Transcript is below the images.

Nitpicks: Not everything in this article is accurate. Corrections:
- The Kate Bush mailing list, called Love-Hounds, didn't morph into Ecto, Ecto started as a completely separate list in June 1991.
- Happy recorded her albums at Cathedral Sound Studios in Rensselaer, NY, not Troy.
- Kevin Bartlett is an accoplished and respected musician in his own right, with over a dozen albums to his name.



Albany Times Union (Capital Region section)
Monday June 21, 1993

Fans take byte for more Happy Rhodes music

Followers use international computer network devoted to their favorite musician

By CRAIG BRANDON Staff writer

Happy Rhodes isn't Madonna and her tiny record company didn't have the kind of financial clout to force the world to pay attention to her music, so her fans found an alternate route.

Thanks to the worldwide network of computers called the Internet, fans as far away as South Africa, Norway Rhodes and Australia share their comments each day on an electronic mailing list devoted entirely to her music.

Rhodes, who lived in Albany until recently and recorded all her albums in Troy, has managed to cultivate loyal fans in places where the record stores don't stock her albums and the radio stations don't play them.

"This isn't a record company's device for cultivating fans; this is fans spreading the word about Rhodes' music and discussing music in general," said Alan Moorse of Troy, a fan of both Rhodes and computers.

Kevin Bartlett, president of Aural Gratification, Rhodes' record company, said the computer list was entirely the work of fans but is apparently a unique way to bypass the mainstream public relations and media routes to reach fans directly.

"For some reason the people who like her music tend to be people who like computers," said Bartlett, who recently moved the company from Albany to Bearsville, near Woodstock.

Besides being president of the company, Bartlett plays drums, guitar and additional keyboards on her albums.

One connection between Rhodes and computers is that the music is dominated by synthesizers so there is a high-tech electronic aspect and her lyrics deal with current topics like feminism and pollution.

Rhodes writes and arranges her own music, which was inspired by "art-rock" performers like Yes, Queen, Kate Bush and Peter Gabriel.
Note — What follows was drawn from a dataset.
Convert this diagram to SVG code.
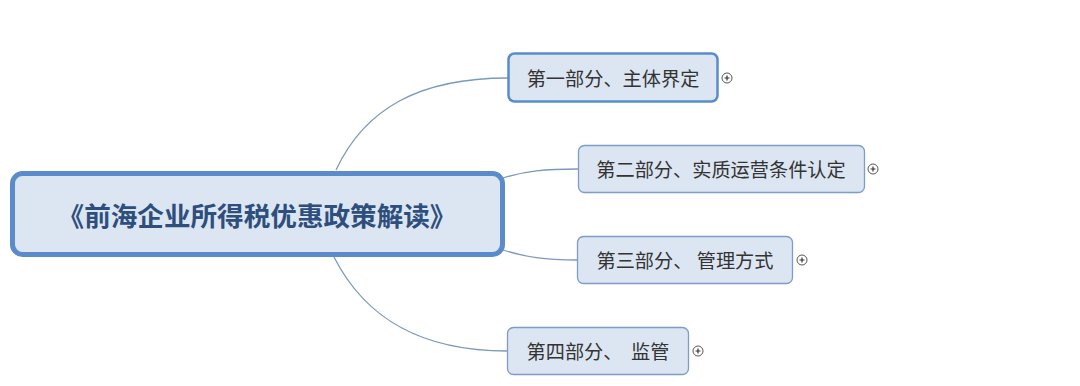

The computer list was originally formed to discuss Bush's music, but shifted over to her in 1991 after Bush all but dropped out of the music business.

The mailing list, called Ecto after Rhodes' fourth album, is run out of Rutgers University, but each member can send questions, comments or information over the Internet and others receive it in a matter of seconds.

Morse said there are about 150 "ectophiles" as the members call themselves, but they pass the information on to many other local fans by printing out the information and copying it.

Besides chatting about Rhodes' music, he said, they have transcribed the lyrics of all her albums and stored them in a data base so new fans can look them up and print them out.

While Aural Gratification is not directly connected with the Ecto mailing list, the computer fans have had their voices heard.

Rhodes' earlier albums were available only on cassette but were re-released on compact disk after the Ectophiles said they would buy enough of them to make the venture profitable.

"Like millions of music fans before them, they recommended this little-known artist to others, both verbally and electronically," said Moorse."

Bartlett said Rhodes' concerts often turn into parties as fans who have communicated over the Internet, but never met, finally get to listen as well as read their comments.

While the mainstream music press has not caught on to this new method of spreading the word about an artist, it does seem to be working, he said.

Sales of Rhodes' albums have reached 20,000 and there are tiny pockets of America where she is a genuine star.

Station WXPN in Philadelphia named "Feed the Fire," a Rhodes song from "Warpaint" the No.1 requested song of 1991.

"Happy Rhodes sounded as good as and more interesting than many, well-known artists," said music director Mike Morrison. "When we played cuts from her album our listeners went crazy."